Even as one awaits more detailed and disaggre-gated data, some preliminary hypothesis do suggest themselves. The most dramatic results have come from Uttar Pradesh, a state which the BJP had swept in the parliamentary elections. Yet, despite a singularly unimpressive performance of the state government under the leadership of Akhilesh Yadav, the Samajwadi Party has bounced back with surprising vigour. While some credit this victory to the absence of the Bahujan Samaj Party from the fray, it is likely that the electorate reacted negatively to the aggressive ‘Hindutva’ in the BJP campaign. In a state still to recover from the horrific riots in western U.P. just prior to the parliamentary elections, the crass and inflammatory speeches of important BJP leaders like Mahant Avaidyanath, Sakshi Maharaj and Maneka Gandhi – be they about ‘love jihad’, madrassas as schools for Islamist radicals, or the link between ‘illegal meat trade’ and financing of terror – only added to the unease.
Stoking communal tension and polarizing the electorate on the eve of elections has long been a tried and tested strategy, unfortunately of all parties. It seemingly worked in the 2014 parliamentary elections, in part because both the BJP and the SP sought to consolidate their respective vote banks. This time, however, the SP refused to cooperate and kept its more vocal pro-Muslim leaders like Azam Khan in the background. This may well have helped the moderate and sane mainstream elements across communities, uneasy with the BJP’s aggressive rhetoric, to line up behind the SP as the only available counter to hate politics, particularly since the Congress can no longer be relied upon, and the BSP continues to sulk. If this is true, the BJP strategists need to rein in their hotheads, preferably publicly chastise them, and return to a focus on growth and employment if the party is not to lose support.
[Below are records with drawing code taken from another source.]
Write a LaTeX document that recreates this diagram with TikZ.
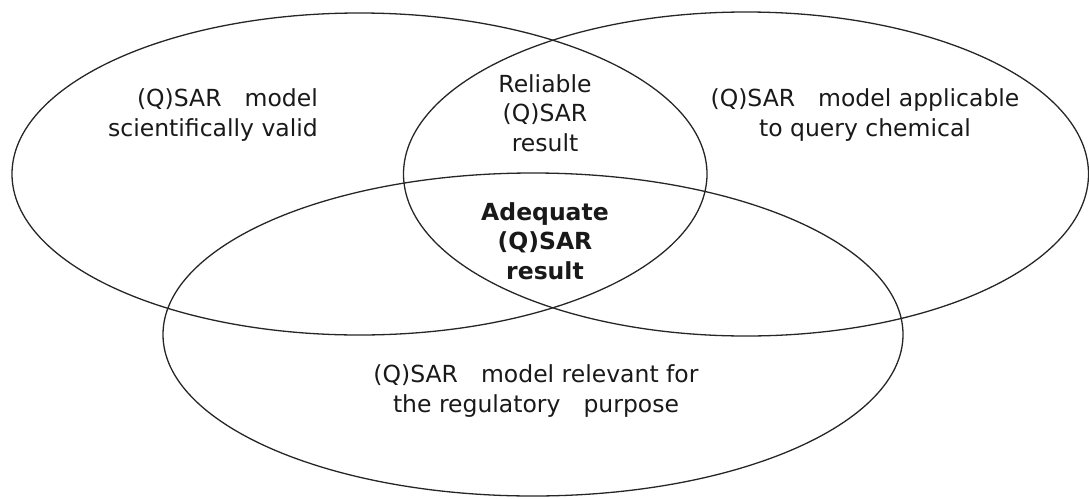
\documentclass[tikz,border=0pt]{standalone}
\usepackage{fontspec}
\setmainfont{DejaVu Sans}
\newcommand{\wgap}{\hspace{23pt}}
\begin{document}
\begin{tikzpicture}[x=1pt,y=-1pt,
  ring/.style={draw=black!85,line width=1.3pt},
  lbl/.style={font=\fontsize{23.5}{29.5}\selectfont,text=black!90,inner sep=0pt},
  blbl/.style={lbl,font=\fontsize{23.5}{29.5}\selectfont\bfseries}]
\useasboundingbox (0,0) rectangle (1089,498);
\draw[ring] (359.5,174) ellipse [x radius=347.5pt, y radius=161pt];
\draw[ring] (746,174) ellipse [x radius=342.5pt, y radius=162pt];
\draw[ring] (533,334.5) ellipse [x radius=370pt, y radius=161.5pt];
\node[lbl,align=right,anchor=east] (valid) at (318,115) {(Q)SAR\wgap model\\scientifically valid};
\node[lbl,align=center] (appl) at (865,115) {(Q)SAR\wgap model applicable\\to query chemical};
\node[lbl,align=center] (reli) at (545,113) {Reliable\\(Q)SAR\\result};
\node[blbl,align=center] (adeq) at (545,241) {Adequate\\(Q)SAR\\result};
\node[lbl,align=center] (relev) at (536,391) {(Q)SAR\wgap model relevant for\\the regulatory\wgap purpose};
\end{tikzpicture}
\end{document}
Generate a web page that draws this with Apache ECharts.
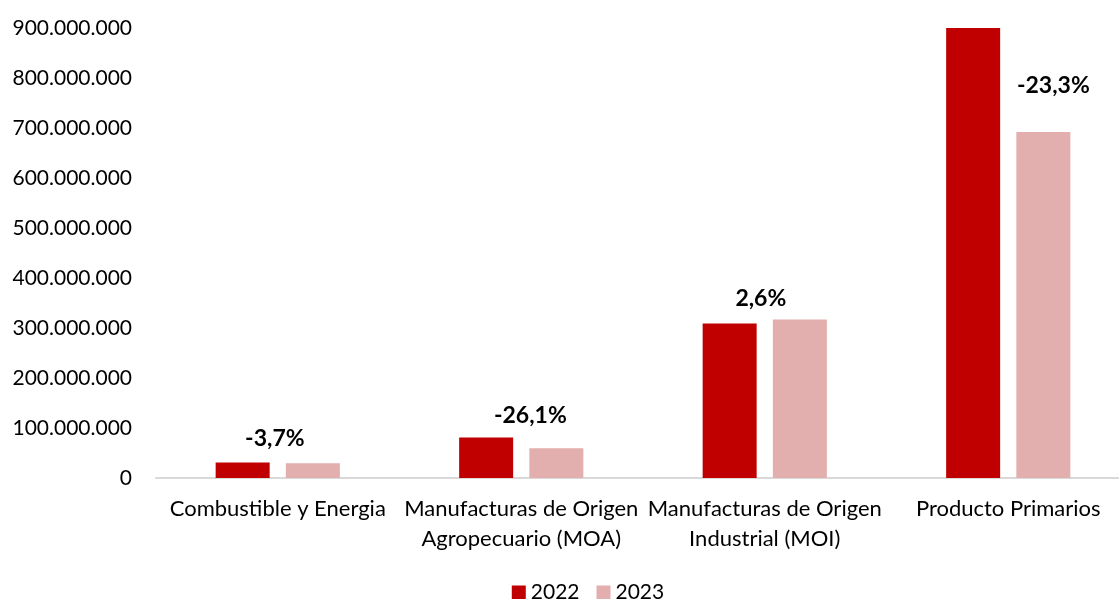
<!DOCTYPE html>
<html>
<head>
<meta charset="utf-8">
<script src="https://cdn.jsdelivr.net/npm/echarts@6/dist/echarts.min.js"></script>
<style>html,body{margin:0;padding:0;background:#fff;overflow:hidden;width:1119px;height:599px;}#c{width:1176px;height:599px;}</style>
</head>
<body>
<div id="c"></div>
<script>
const categories = ['Combustible y Energia', 'Manufacturas de Origen\nAgropecuario (MOA)', 'Manufacturas de Origen\nIndustrial (MOI)', 'Producto Primarios'];
const values2022 = [30800000, 80800000, 308800000, 902000000];
const values2023 = [29700000, 59700000, 316800000, 692000000];
const variation = ['-3,7%', '-26,1%', '2,6%', '-23,3%'];
const yTicks = [0, 100000000, 200000000, 300000000, 400000000, 500000000, 600000000, 700000000, 800000000, 900000000];

const FONT = 'Lato';
const labelOffsets = [[-38, -2], [-26, -10], [-39, 1], [10, -24]];

function fmt(v) {
  return String(v).replace(/\B(?=(\d{3})+(?!\d))/g, '.');
}

const chart = echarts.init(document.getElementById('c'), null, {renderer: 'canvas'});
chart.setOption({
  animation: false,
  textStyle: {fontFamily: FONT},
  grid: {left: 156, top: 28, right: 46, bottom: 121, containLabel: false},
  legend: {
    top: 582, left: 'center', padding: 0,
    itemWidth: 14, itemHeight: 14, itemGap: 17,
    icon: 'rect',
    textStyle: {fontFamily: FONT, fontSize: 21, color: '#000'},
    data: ['2022', '2023']
  },
  xAxis: {
    type: 'category',
    data: categories,
    axisLine: {lineStyle: {color: '#d9d9d9', width: 2}},
    axisTick: {show: false},
    axisLabel: {fontFamily: FONT, fontSize: 22, color: '#000', lineHeight: 30, margin: 16, interval: 0}
  },
  yAxis: {
    type: 'value',
    min: 0, max: 900000000, interval: 100000000,
    splitLine: {show: false},
    axisLine: {show: false},
    axisTick: {show: false},
    axisLabel: {fontFamily: FONT, fontSize: 21, color: '#000', margin: 24, formatter: v => fmt(v)}
  },
  series: [
    {
      name: '2022', type: 'bar', data: values2022,
      barWidth: 54, barGap: '30%',
      itemStyle: {color: '#C00000'}
    },
    {
      name: '2023', type: 'bar',
      data: values2023.map((v, i) => ({
        value: v,
        label: {show: true, position: 'top', offset: labelOffsets[i], formatter: variation[i]}
      })),
      barWidth: 54,
      itemStyle: {color: '#E3AEAE'},
      label: {fontFamily: FONT, fontSize: 23, fontWeight: 'bold', color: '#000', distance: 11}
    }
  ]
});
</script>
</body>
</html>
These results have also exposed the weakness of local units of the party. In substantial measure, the parliamentary elections were driven by a Modi-centric campaign, contrasting his decisiveness, organizational virtues and administrative skills vis-a-vis a weak and discredited UPA. The strategy paid rich dividends. But now with Modi choosing to remain in the background, these being byelections, ‘normal’ politics held sway and the BJP displayed all the infirmities that it accused the Congress of – divided leadership, factionalism, backbiting, driven by personal agendas and so on. With the BJP appearing no different from its rivals – both in states where it rules and where it is in opposition – the electorate chose the way it does in normal elections.
Finally, it also appears that the BJP became a victim of complacency. Still basking in the glow of its earlier victory, it forgot that its opponents not only learnt from their defeat, but also displayed a fighting resolve that was missing earlier. The manner in which a young Sachin Pilot, who was drubbed in the parliamentary elections, is trying to rebuild the Congress in Rajasthan, is clear signal that political fortunes, no matter how tattered, can be resurrected provided one is willing to work hard.
What lessons the BJP will draw from this round of contests is at the moment unclear. But with major assembly elections due later this year in Maharashtra and Haryana, and possibly Delhi and J&K, the party cannot afford to put off a much needed atma chintan, about both its persona and policies. Even those hostile to the BJP’s larger cultural/ideological project do not wish for the party to fall back into its earlier routine of promoting aggressive cultural nationalism. That would be a sure route to discord and disaster. The current feeling of hope, fragile as it may be about achche din, should not be permitted to dissipate.